Achievements 2018/19

  1. Placed 10th at the AAS US CanSat Competition: MCP achieved a score of 95.5 % after the Preliminary Design Review presentation - placing us in the finals, 99 % for our Critical Design Review presentation, 100 % for our Flight Readiness Review, and 10th overall in the finals that took place in Stephenville, Texas.

  1. Placed 1st at the UK CanSat Competition: MCP succeeded in organising the second UK CanSat Competition, where eight teams representing four different universities gathered to launch their CanSats. One of the teams representing the University of Manchester performed exceedingly well, producing  deliverables of great quality and achieving 1st place with a score of 90.6 %.

  1. Delivered a year’s worth of Workshops for STEM Students at the University of Manchester: From the beginning of the academic year, students from the University of Manchester could also attend the MCP Workshops that led to building functional CanSats at the end of the year. At the beginning of the year, 48 students took part in our first workshop and were subsequently gathered into 6 teams, from which 3 groups ultimately launched their CanSats. 30-40 people consistently attended workshops.

  1. Expanded outreach activities: In collaboration with ESERO York, we have been active in helping out with ESERO’s CanSat Competition for students aged 14-20, including reviewing deliverables and assisting with judging at the nationals that took place in York.

Social Media

MCP has expanded our influence across social media platforms with the aim of keeping our sponsors and followers up-to-date with our activities. This has been achieved by providing regular updates on our Facebook page and posting pictures on our Instagram. 

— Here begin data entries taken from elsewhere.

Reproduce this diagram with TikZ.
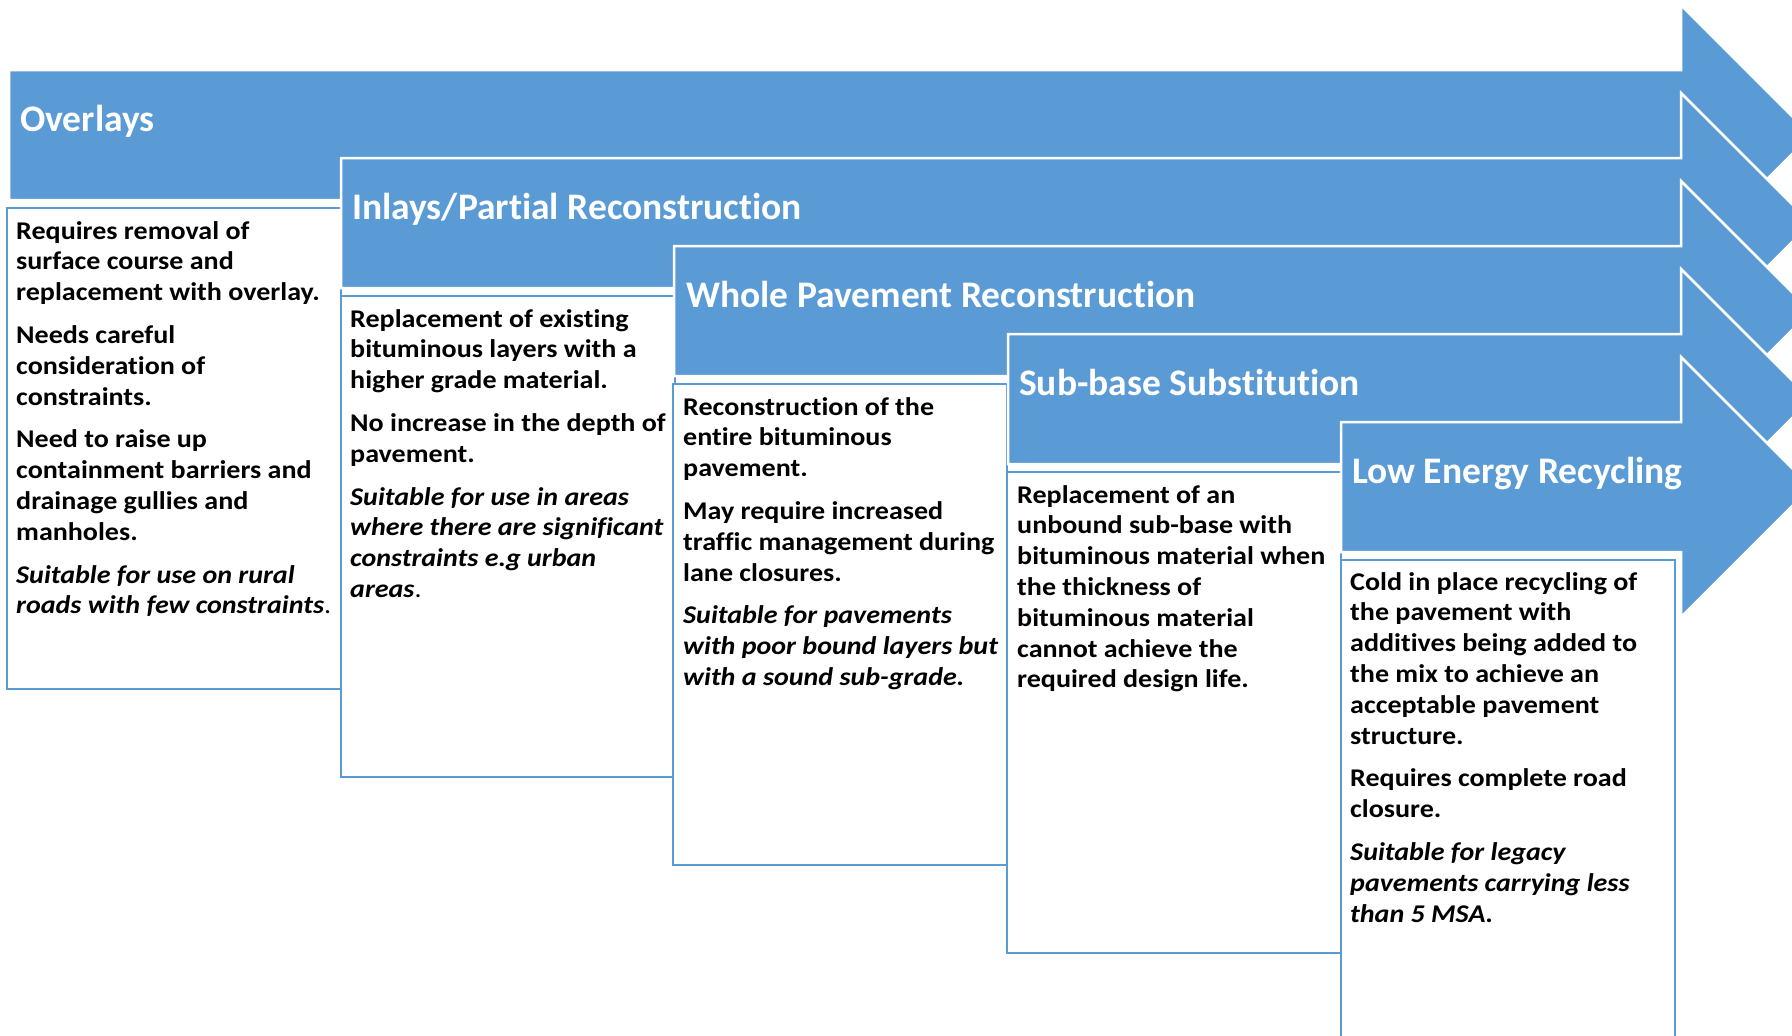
\documentclass[tikz,border=0pt]{standalone}
\usepackage{fontspec}
\setmainfont{Carlito}[RawFeature=-liga]
\newfontfamily\bodyfam{Carlito}[FakeStretch=1.10,RawFeature=-liga]
\definecolor{arrowblue}{HTML}{5B9BD5}
\definecolor{boxblue}{HTML}{5B9BD5}
\tikzset{
  arrowshape/.style={fill=arrowblue, draw=white, line width=2.5pt, line join=miter},
  textbox/.style={fill=white, draw=boxblue, line width=2pt},
  header/.style={anchor=base west, inner sep=0pt, text=white, font=\bfseries\fontsize{37.5}{44}\selectfont},
  bodytext/.style={anchor=base west, inner sep=0pt, text=black},
}
\newcommand{\bodyblock}[1]{\vtop{\hsize=335pt\bodyfam\bfseries\fontsize{25.5}{30.8}\selectfont\parindent=0pt\parskip=12pt\raggedright #1}}
\newcommand{\drawarrow}[2]{\path[arrowshape] (#1,#2) -- (1681,#2) -- (1681,#2-65) -- (1811,#2+65) -- (1681,#2+195) -- (1681,#2+130) -- (#1,#2+130) -- cycle;}
\newcommand{\drawbox}[2]{\path[textbox] (#1,#2+137.5) rectangle ++(334,481.5);}
\begin{document}
\begin{tikzpicture}[x=1pt,y=-1pt]
\useasboundingbox (0,0) rectangle (1792,1036);
\clip (0,0) rectangle (1792,1036);
% column 1
\drawarrow{9}{70}
\drawbox{7}{70}
\node[header] (h1) at (20,131) {Overlays};
\node[bodytext] (b1) at (16,239) {\bodyblock{Requires removal of\\ surface course and\\ replacement with overlay.\par
Needs careful\\ consideration of\\ constraints.\par
Need to raise up\\ containment barriers and\\ drainage gullies and\\ manholes.\par
{\itshape Suitable for use on rural\\ roads with few constraints}{\mdseries .}}};
% column 2
\drawarrow{341}{158}
\drawbox{341}{158}
\node[header] (h2) at (352,219) {Inlays/Partial Reconstruction};
\node[bodytext] (b2) at (350,327) {\bodyblock{Replacement of existing\\ bituminous layers with a\\ higher grade material.\par
No increase in the depth of\\ pavement.\par
{\itshape Suitable for use in areas\\ where there are significant\\ constraints e.g urban\\ areas}{\mdseries .}}};
% column 3
\drawarrow{674}{246}
\drawbox{673}{246}
\node[header] (h3) at (686,307) {Whole Pavement Reconstruction};
\node[bodytext] (b3) at (683,415) {\bodyblock{Reconstruction of the\\ entire bituminous\\ pavement.\par
May require increased\\ traffic management during\\ lane closures.\par
{\itshape Suitable for pavements\\ with poor bound layers but\\ with a sound sub-grade.}}};
% column 4
\drawarrow{1008}{334}
\drawbox{1007}{334}
\node[header] (h4) at (1019,395) {Sub-base Substitution};
\node[bodytext] (b4) at (1017,503) {\bodyblock{Replacement of an\\ unbound sub-base with\\ bituminous material when\\ the thickness of\\ bituminous material\\ cannot achieve the\\ required design life.}};
% column 5
\drawarrow{1341}{422}
\drawbox{1341}{422}
\node[header] (h5) at (1352,483) {Low Energy Recycling};
\node[bodytext] (b5) at (1350,590) {\bodyblock{Cold in place recycling of\\ the pavement with\\ additives being added to\\ the mix to achieve an\\ acceptable pavement\\ structure.\par
Requires complete road\\ closure.\par
{\itshape Suitable for legacy\\ pavements carrying less\\ than 5 MSA.}}};
\end{tikzpicture}
\end{document}
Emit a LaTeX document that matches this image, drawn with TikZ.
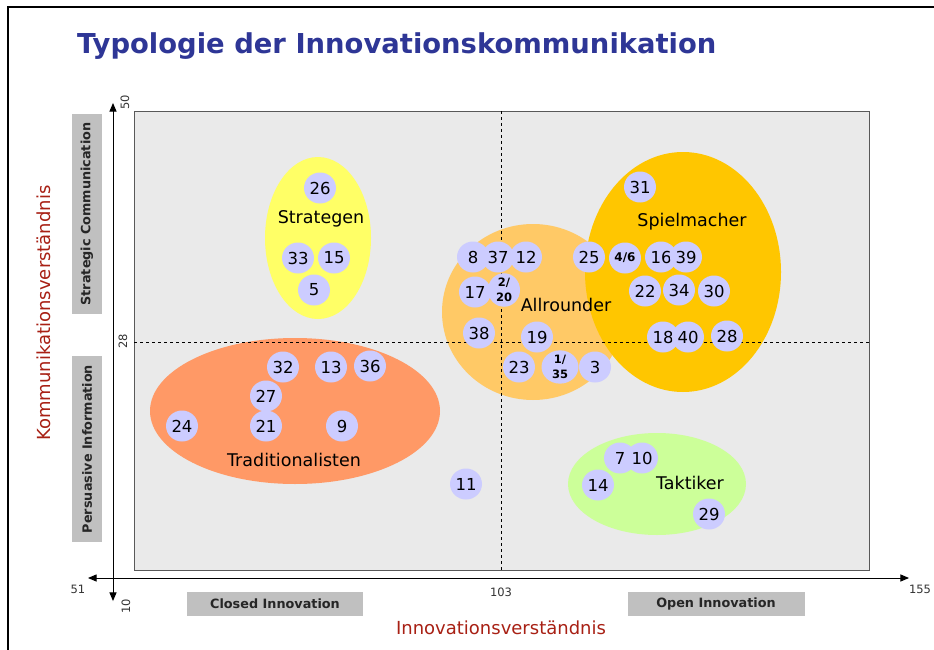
\documentclass[tikz,border=0pt]{standalone}
\usepackage{fontspec}
\setmainfont{DejaVu Sans}
\usepackage{xcolor}
\usetikzlibrary{arrows}

\definecolor{plotgray}{HTML}{EAEAEA}
\definecolor{boxgray}{HTML}{C0C0C0}
\definecolor{titleblue}{RGB}{46,54,150}
\definecolor{axisred}{RGB}{168,32,20}
\definecolor{bubble}{HTML}{CCCCFF}
\definecolor{stratcol}{HTML}{FFFF66}
\definecolor{tradcol}{HTML}{FF9966}
\definecolor{allcol}{HTML}{FFC966}
\definecolor{spielcol}{HTML}{FFC600}
\definecolor{taktcol}{HTML}{CCFF99}

\tikzset{
  bub/.style={fill=bubble,ellipse,minimum width=32pt,minimum height=31pt,inner sep=0pt,font=\fontsize{16.5}{16.5}\selectfont},
  smallbub/.style={bub,font=\fontsize{11.5}{15}\selectfont\bfseries,align=center},
  grouplabel/.style={font=\fontsize{17.5}{17.5}\selectfont},
  ticklabel/.style={font=\fontsize{11.5}{11.5}\selectfont,text=black!80},
  sidebox/.style={fill=boxgray,inner sep=0pt,font=\fontsize{12.8}{12.8}\selectfont\bfseries,text=black!85},
  axislabel/.style={font=\fontsize{18}{18}\selectfont,text=axisred}
}
\usetikzlibrary{shapes.geometric}

\begin{document}
\begin{tikzpicture}[x=1pt,y=-1pt]
    \useasboundingbox (0,0) rectangle (934,650);
    \fill[white] (0,0) rectangle (934,650);
    \draw[line width=2.2pt] (8,650) -- (8,7) -- (934,7);

    \node[anchor=base west,font=\fontsize{27.4}{27.4}\selectfont\bfseries,text=titleblue,inner sep=0pt] (title) at (77,54) {Typologie der Innovationskommunikation};

    \draw[fill=plotgray,draw=black!65,line width=0.8pt] (134,111) rectangle (869,570);

    \fill[stratcol] (318,238) ellipse [x radius=53pt,y radius=81pt];
    \fill[tradcol] (295,411) ellipse [x radius=145pt,y radius=73pt];
    \fill[allcol] (533,312) ellipse [x radius=91pt,y radius=88pt];
    \fill[spielcol] (683,272) ellipse [x radius=98pt,y radius=120pt];
    \fill[taktcol] (657,484) ellipse [x radius=89pt,y radius=51pt];

    \coordinate (vtop) at (501,111);
    \coordinate (vbot) at (501,570);
    \coordinate (hleft) at (134,342);
    \coordinate (hright) at (869,342);
    \draw[dashed,line width=0.6pt] (vtop) -- (vbot);
    \draw[dashed,line width=0.6pt] (hleft) -- (hright);

    \node[grouplabel] (strat) at (321,219) {Strategen};
    \node[grouplabel] (spiel) at (692,222) {Spielmacher};
    \node[grouplabel] (allr) at (566,305) {Allrounder};
    \node[grouplabel] (trad) at (294,460) {Traditionalisten};
    \node[grouplabel] (takt) at (690,483) {Taktiker};

    \node[bub] (n26) at (320,188) {26};
    \node[bub] (n33) at (298,258) {33};
    \node[bub] (n15) at (334,258) {15};
    \node[bub] (n5) at (314,290) {5};

    \node[bub] (n32) at (283,367) {32};
    \node[bub] (n13) at (331,367) {13};
    \node[bub] (n36) at (370,366) {36};
    \node[bub] (n27) at (266,396) {27};
    \node[bub] (n24) at (182,426) {24};
    \node[bub] (n21) at (266,426) {21};
    \node[bub] (n9) at (342,426) {9};
    \node[bub] (n11) at (466,484) {11};

    \node[bub] (n8) at (473,257) {8};
    \node[bub] (n37) at (498,257) {37};
    \node[bub] (n12) at (526,257) {12};
    \node[bub] (n17) at (475,292) {17};
    \node[smallbub] (n2) at (504,290) {2/\\20};
    \node[bub] (n38) at (479,333) {38};
    \node[bub] (n19) at (537,337) {19};
    \node[bub] (n23) at (519,367) {23};
    \node[smallbub,minimum width=37pt,minimum height=33pt] (n1) at (560,367) {1/\\35};
    \node[bub] (n3) at (595,367) {3};

    \node[bub] (n31) at (640,187) {31};
    \node[bub] (n25) at (589,257) {25};
    \node[smallbub,font=\fontsize{12}{12}\selectfont\bfseries] (n4) at (625,258) {4/6};
    \node[bub] (n16) at (661,257) {16};
    \node[bub] (n39) at (686,257) {39};
    \node[bub] (n22) at (645,291) {22};
    \node[bub] (n34) at (679,290) {34};
    \node[bub] (n30) at (714,291) {30};
    \node[bub] (n18) at (663,337) {18};
    \node[bub] (n40) at (688,337) {40};
    \node[bub] (n28) at (727,336) {28};

    \node[bub] (n7) at (620,458) {7};
    \node[bub] (n10) at (642,458) {10};
    \node[bub] (n14) at (598,485) {14};
    \node[bub] (n29) at (709,514) {29};

    \coordinate (xl) at (88,578);
    \coordinate (xr) at (909,578);
    \coordinate (yt) at (113,103);
    \coordinate (yb) at (113,601);
    \draw[triangle 45-triangle 45,line width=1pt] (xl) -- (xr);
    \draw[triangle 45-triangle 45,line width=1pt] (yt) -- (yb);

    \node[ticklabel] (t51) at (78,589) {51};
    \node[ticklabel] (t103) at (501,592) {103};
    \node[ticklabel] (t155) at (920,589) {155};
    \node[ticklabel,rotate=90] (t50) at (125,102) {50};
    \node[ticklabel,rotate=90] (t28) at (123,341) {28};
    \node[ticklabel,rotate=90] (t10) at (126,606) {10};

    \node[sidebox,minimum width=176pt,minimum height=24pt] (closed) at (275,604) {Closed Innovation};
    \node[sidebox,minimum width=177pt,minimum height=24pt] (open) at (716,604) {Open Innovation};
    \node[sidebox,rotate=90,minimum width=200pt,minimum height=30pt] (stratcom) at (87,214) {Strategic Communication};
    \node[sidebox,rotate=90,minimum width=186pt,minimum height=30pt] (persinf) at (87,449) {Persuasive Information};

    \node[axislabel] (xlab) at (501,628) {Innovationsverständnis};
    \node[axislabel,rotate=90] (ylab) at (44,313) {Kommunikationsverständnis};
\end{tikzpicture}
\end{document}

Furthermore, the MCP website is now fully up-to-date with all of our content available. The website also contains application forms for both the UK CanSat Competition and the US Team for the next academic year. It is hoped that this can provide more information for individuals wishing to follow and/or apply to our activities.

Important Links:





Appendix A – AAS US Competition Brief and Requirements

The AAS US CanSat competition is an annual competition held in USA. This year the venue is changing from Texas to Virginia. The 2020 mission is to design a CanSat that deploys a delta wing glider. The Cansat shall be launched to an altitude ranging 670 meters to 725 meters above the launch site and deployed near apogee (peak altitude). Once the CanSat is deployed from the rocket, the CanSat shall descend using a parachute at a descent rate of 20 m/s. At 450 meters, the container shall release the science payload. The science payload shall glide in a circular pattern with a radius of 250 meters collecting sensor data for one minute and remain above 100 meters after being released. Afterwards, the glider shall deploy a parachute to cause the glider to stop gliding.